■ **Written task**
Your task is to reproduce, verbatim and without pictures, the lines from the opening of the listing through the line containing "const canvasRef = useRef<HTMLCanvasElement>(null);".

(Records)

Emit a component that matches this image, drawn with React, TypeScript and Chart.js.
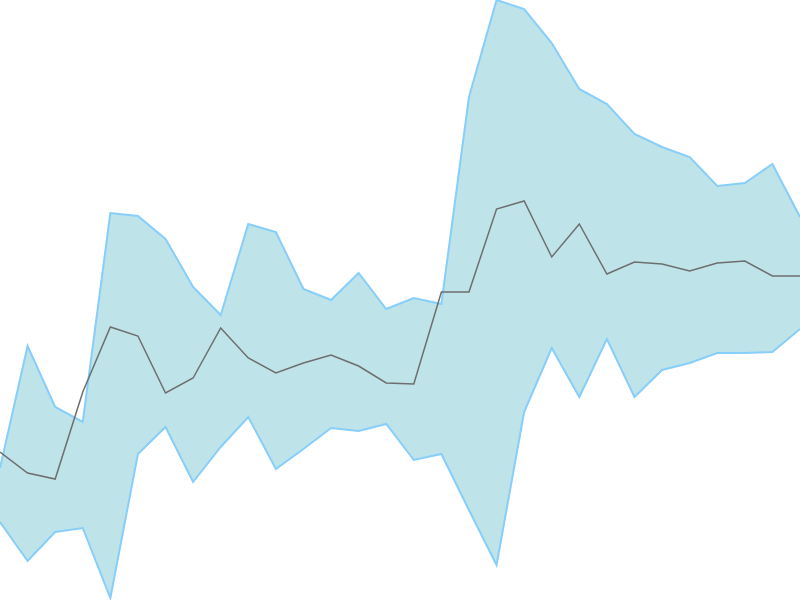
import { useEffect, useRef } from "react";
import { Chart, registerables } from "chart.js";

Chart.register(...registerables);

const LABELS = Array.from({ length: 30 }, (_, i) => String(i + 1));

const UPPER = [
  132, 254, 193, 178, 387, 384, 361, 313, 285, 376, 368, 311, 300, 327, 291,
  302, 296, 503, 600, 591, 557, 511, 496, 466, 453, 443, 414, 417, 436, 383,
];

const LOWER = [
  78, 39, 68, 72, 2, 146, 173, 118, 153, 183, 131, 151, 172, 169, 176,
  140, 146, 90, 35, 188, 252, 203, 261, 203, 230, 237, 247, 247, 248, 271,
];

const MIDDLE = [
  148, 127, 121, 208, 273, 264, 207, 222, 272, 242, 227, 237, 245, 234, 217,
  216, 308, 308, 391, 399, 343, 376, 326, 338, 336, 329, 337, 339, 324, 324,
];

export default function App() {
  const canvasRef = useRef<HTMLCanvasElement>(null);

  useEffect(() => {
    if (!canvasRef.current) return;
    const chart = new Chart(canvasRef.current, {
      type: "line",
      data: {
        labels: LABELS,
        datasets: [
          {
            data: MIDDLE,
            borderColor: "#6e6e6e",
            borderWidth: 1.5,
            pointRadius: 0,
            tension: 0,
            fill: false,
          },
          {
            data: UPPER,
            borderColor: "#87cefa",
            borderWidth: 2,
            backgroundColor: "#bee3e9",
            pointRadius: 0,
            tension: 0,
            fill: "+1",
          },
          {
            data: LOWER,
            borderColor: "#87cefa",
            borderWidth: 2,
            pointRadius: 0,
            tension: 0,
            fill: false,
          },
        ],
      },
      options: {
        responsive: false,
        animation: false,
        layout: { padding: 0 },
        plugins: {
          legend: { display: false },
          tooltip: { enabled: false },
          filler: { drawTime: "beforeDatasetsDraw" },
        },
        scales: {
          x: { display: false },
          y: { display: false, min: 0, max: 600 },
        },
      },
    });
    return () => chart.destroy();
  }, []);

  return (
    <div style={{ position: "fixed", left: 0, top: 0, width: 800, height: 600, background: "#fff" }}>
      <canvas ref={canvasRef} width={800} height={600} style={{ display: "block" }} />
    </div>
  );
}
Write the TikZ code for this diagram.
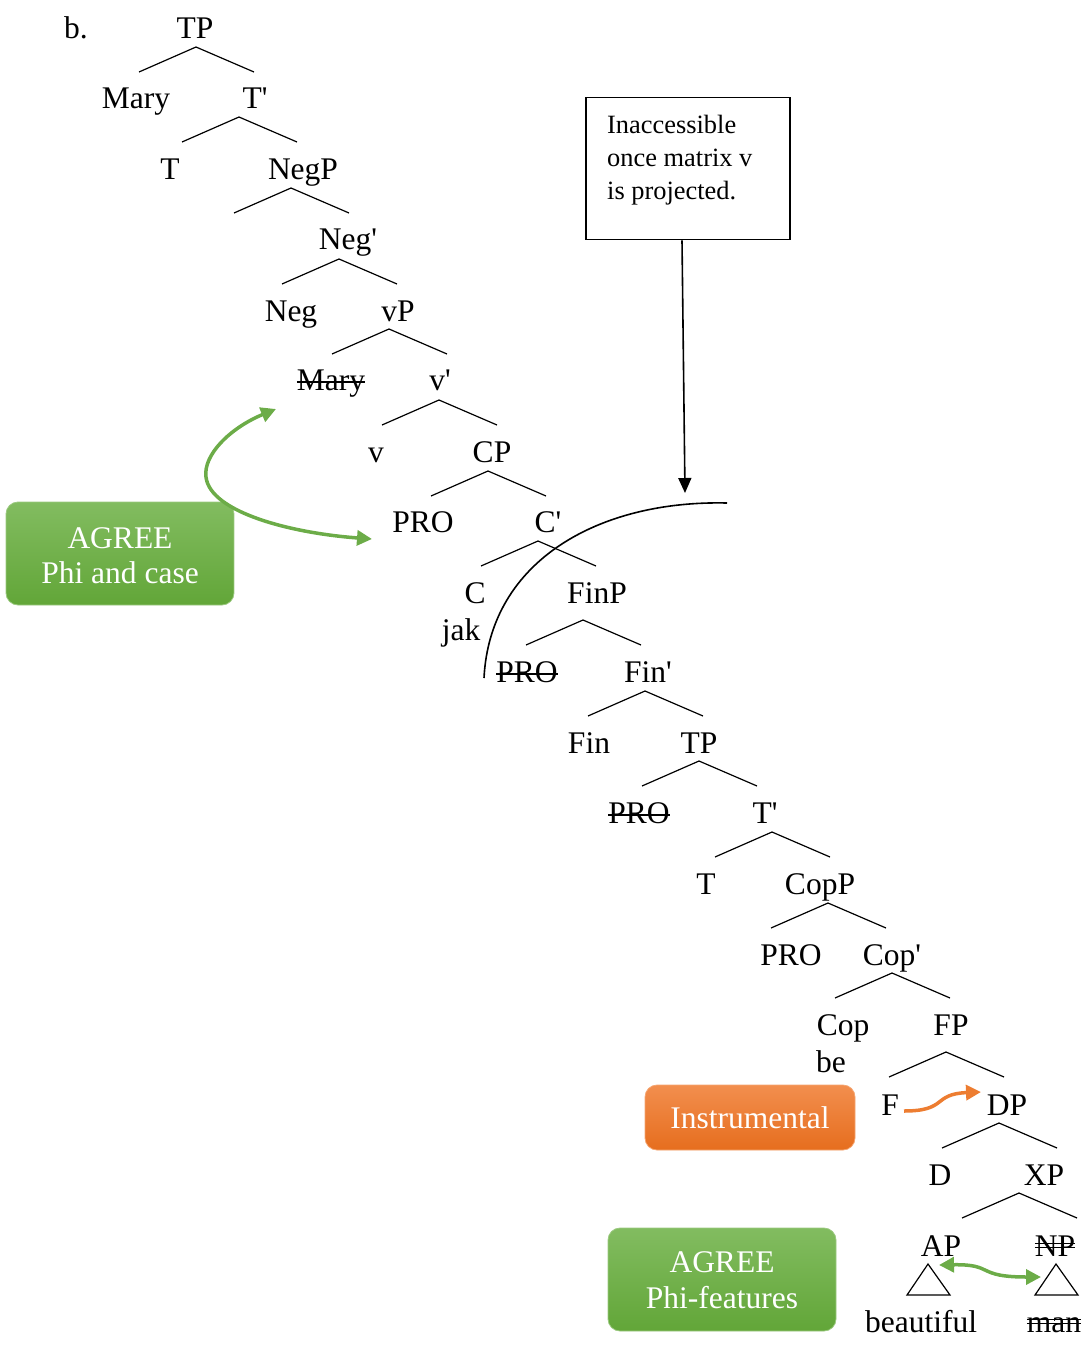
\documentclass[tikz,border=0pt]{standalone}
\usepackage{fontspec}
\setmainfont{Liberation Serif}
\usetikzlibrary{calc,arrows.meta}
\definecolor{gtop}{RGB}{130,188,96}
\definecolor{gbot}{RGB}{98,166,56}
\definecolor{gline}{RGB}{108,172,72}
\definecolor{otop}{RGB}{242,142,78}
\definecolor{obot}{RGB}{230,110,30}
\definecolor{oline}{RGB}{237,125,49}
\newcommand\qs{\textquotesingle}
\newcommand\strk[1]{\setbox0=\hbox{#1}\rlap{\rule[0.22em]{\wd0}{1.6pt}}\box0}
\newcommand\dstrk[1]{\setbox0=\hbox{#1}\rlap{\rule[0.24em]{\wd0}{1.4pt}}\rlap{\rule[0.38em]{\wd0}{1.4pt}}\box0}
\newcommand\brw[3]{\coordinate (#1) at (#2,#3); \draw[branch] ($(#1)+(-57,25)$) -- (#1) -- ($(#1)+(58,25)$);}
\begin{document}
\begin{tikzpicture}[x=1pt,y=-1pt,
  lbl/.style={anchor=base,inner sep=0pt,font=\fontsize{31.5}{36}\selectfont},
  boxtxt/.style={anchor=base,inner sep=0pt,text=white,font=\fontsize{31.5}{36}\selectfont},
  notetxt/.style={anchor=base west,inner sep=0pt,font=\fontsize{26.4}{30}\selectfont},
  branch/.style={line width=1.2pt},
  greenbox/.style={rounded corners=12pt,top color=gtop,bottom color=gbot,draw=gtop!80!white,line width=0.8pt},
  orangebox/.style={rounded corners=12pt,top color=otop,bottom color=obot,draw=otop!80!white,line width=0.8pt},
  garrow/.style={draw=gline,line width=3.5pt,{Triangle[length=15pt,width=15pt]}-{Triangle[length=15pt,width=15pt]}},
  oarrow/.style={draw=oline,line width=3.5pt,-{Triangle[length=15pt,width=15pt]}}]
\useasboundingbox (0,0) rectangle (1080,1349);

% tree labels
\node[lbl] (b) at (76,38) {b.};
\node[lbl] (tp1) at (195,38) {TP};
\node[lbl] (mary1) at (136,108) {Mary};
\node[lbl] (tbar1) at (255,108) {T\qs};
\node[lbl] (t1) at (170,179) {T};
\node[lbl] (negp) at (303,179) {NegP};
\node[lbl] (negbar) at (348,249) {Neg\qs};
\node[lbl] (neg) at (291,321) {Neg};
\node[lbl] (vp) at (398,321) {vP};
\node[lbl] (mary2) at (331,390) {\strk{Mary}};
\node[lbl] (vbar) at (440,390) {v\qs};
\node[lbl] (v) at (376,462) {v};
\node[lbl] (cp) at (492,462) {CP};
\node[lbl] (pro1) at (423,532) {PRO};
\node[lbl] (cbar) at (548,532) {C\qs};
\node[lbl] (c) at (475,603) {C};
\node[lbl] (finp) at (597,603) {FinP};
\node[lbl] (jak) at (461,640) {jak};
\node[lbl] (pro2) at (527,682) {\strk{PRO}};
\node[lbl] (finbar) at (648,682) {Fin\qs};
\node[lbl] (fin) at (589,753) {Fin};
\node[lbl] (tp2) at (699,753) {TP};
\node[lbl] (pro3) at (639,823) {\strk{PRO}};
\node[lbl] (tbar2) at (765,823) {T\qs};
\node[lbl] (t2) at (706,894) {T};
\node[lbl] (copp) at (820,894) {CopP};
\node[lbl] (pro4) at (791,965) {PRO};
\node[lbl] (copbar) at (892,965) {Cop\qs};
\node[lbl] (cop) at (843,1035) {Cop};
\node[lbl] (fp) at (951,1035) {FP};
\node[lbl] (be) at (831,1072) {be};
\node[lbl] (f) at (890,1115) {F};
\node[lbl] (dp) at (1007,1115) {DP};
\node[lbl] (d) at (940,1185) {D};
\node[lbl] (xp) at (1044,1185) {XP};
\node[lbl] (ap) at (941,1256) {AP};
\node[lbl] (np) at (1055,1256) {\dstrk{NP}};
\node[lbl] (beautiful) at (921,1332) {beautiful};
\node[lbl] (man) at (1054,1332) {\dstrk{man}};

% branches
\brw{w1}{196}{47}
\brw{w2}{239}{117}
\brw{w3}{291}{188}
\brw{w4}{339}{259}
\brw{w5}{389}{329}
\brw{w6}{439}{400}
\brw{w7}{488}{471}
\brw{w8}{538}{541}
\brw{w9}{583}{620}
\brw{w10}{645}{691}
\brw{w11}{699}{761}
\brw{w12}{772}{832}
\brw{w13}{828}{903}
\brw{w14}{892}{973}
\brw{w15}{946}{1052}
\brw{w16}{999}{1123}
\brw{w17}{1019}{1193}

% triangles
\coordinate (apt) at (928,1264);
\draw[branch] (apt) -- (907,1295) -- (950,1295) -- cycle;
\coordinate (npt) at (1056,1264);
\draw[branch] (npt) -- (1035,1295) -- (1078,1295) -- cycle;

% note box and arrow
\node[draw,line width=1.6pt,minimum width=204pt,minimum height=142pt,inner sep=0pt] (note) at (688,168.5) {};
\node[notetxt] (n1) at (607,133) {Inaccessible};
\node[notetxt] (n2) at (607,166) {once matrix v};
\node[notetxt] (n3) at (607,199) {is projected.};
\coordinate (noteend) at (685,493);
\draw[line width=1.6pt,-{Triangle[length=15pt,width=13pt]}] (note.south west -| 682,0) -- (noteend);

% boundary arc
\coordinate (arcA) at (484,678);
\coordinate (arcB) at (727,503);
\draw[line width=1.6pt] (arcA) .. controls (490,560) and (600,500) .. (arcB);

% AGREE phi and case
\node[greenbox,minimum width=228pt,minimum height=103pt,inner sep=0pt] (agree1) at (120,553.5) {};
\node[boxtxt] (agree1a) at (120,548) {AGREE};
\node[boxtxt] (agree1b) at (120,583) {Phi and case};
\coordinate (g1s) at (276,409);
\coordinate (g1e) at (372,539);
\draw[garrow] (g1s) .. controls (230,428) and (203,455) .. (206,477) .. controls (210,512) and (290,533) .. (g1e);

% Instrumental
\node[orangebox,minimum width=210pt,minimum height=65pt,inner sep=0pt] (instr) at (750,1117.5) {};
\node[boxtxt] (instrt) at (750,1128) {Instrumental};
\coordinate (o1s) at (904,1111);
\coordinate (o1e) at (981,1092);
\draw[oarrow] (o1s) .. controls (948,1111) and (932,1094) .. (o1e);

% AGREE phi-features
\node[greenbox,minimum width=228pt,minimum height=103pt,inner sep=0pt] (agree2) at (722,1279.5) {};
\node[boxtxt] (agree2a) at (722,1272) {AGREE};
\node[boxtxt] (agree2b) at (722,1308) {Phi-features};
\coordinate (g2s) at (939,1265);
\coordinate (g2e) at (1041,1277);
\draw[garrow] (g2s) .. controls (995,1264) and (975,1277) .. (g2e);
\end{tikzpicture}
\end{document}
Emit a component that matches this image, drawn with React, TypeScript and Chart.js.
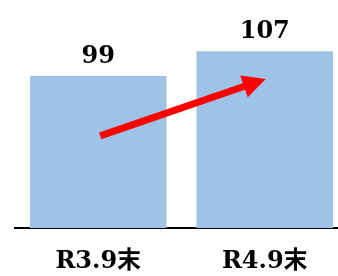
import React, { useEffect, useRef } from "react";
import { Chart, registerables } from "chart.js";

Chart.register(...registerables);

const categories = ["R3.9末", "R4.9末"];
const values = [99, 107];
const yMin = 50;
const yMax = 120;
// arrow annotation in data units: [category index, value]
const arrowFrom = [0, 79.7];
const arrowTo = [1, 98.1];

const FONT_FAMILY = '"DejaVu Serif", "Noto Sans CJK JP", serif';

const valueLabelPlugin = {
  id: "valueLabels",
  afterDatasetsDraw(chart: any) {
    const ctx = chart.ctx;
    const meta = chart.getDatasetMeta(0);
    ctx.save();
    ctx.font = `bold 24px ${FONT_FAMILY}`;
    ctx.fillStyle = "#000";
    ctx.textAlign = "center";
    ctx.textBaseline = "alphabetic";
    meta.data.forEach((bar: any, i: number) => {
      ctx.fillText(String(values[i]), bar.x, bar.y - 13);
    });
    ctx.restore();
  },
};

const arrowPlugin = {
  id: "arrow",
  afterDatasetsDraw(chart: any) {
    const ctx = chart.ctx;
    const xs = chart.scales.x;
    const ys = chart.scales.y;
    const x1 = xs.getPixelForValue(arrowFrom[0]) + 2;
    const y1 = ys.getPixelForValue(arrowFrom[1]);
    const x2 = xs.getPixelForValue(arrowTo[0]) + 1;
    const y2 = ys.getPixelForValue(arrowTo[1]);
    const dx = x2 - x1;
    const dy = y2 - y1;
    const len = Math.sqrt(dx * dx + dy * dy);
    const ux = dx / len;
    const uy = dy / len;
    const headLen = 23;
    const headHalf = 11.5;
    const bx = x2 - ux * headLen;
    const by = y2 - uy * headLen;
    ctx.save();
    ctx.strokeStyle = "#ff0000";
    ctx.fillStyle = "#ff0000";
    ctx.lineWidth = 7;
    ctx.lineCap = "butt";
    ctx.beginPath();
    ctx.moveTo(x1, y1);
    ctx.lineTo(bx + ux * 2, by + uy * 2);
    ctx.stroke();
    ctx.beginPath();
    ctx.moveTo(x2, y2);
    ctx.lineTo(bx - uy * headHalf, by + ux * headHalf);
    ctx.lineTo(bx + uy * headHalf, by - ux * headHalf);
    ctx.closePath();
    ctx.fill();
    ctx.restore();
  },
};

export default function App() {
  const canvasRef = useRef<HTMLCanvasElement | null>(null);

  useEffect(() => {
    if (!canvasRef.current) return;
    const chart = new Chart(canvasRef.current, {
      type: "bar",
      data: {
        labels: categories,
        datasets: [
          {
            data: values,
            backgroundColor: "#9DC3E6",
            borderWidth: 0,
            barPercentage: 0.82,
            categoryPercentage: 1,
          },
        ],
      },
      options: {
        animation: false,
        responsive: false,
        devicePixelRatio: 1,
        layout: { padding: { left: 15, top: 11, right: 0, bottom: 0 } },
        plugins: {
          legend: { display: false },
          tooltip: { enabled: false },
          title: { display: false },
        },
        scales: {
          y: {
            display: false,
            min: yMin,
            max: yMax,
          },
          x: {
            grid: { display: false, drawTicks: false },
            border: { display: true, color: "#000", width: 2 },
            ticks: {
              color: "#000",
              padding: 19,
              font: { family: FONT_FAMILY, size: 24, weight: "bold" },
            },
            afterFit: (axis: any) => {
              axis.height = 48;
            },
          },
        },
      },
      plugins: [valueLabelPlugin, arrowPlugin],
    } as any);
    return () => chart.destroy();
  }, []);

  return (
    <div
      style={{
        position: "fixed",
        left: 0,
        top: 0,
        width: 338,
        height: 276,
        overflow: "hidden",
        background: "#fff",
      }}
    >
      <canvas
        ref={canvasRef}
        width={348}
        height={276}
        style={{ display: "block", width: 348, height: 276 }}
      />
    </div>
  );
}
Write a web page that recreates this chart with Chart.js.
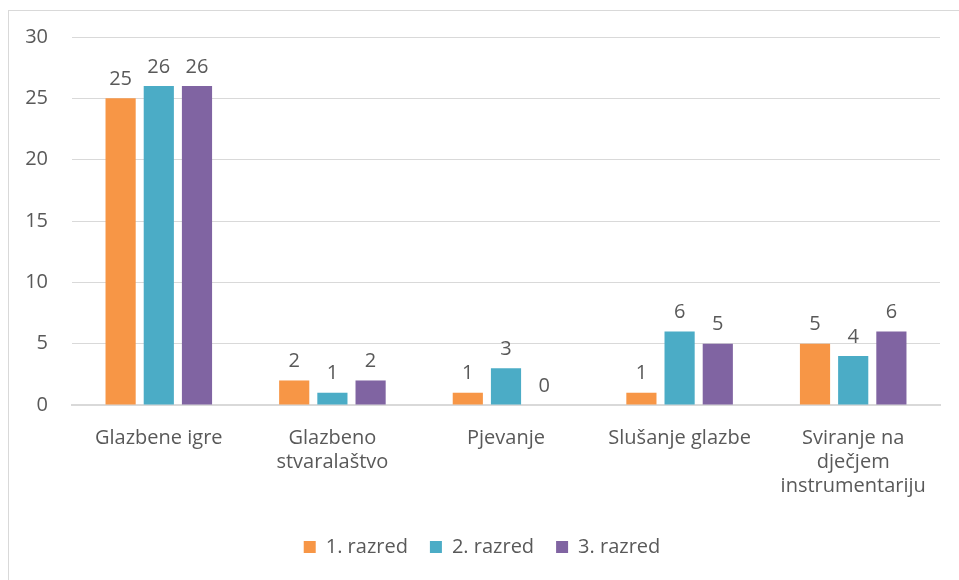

■ **Reply to the task**
Emit a component that matches this image, drawn with React, TypeScript and Chart.js.
import { useEffect, useRef } from "react";
import { Chart, registerables } from "chart.js";

Chart.register(...registerables);

const LABELS = Array.from({ length: 30 }, (_, i) => String(i + 1));

const UPPER = [
  132, 254, 193, 178, 387, 384, 361, 313, 285, 376, 368, 311, 300, 327, 291,
  302, 296, 503, 600, 591, 557, 511, 496, 466, 453, 443, 414, 417, 436, 383,
];

const LOWER = [
  78, 39, 68, 72, 2, 146, 173, 118, 153, 183, 131, 151, 172, 169, 176,
  140, 146, 90, 35, 188, 252, 203, 261, 203, 230, 237, 247, 247, 248, 271,
];

const MIDDLE = [
  148, 127, 121, 208, 273, 264, 207, 222, 272, 242, 227, 237, 245, 234, 217,
  216, 308, 308, 391, 399, 343, 376, 326, 338, 336, 329, 337, 339, 324, 324,
];

export default function App() {
  const canvasRef = useRef<HTMLCanvasElement>(null);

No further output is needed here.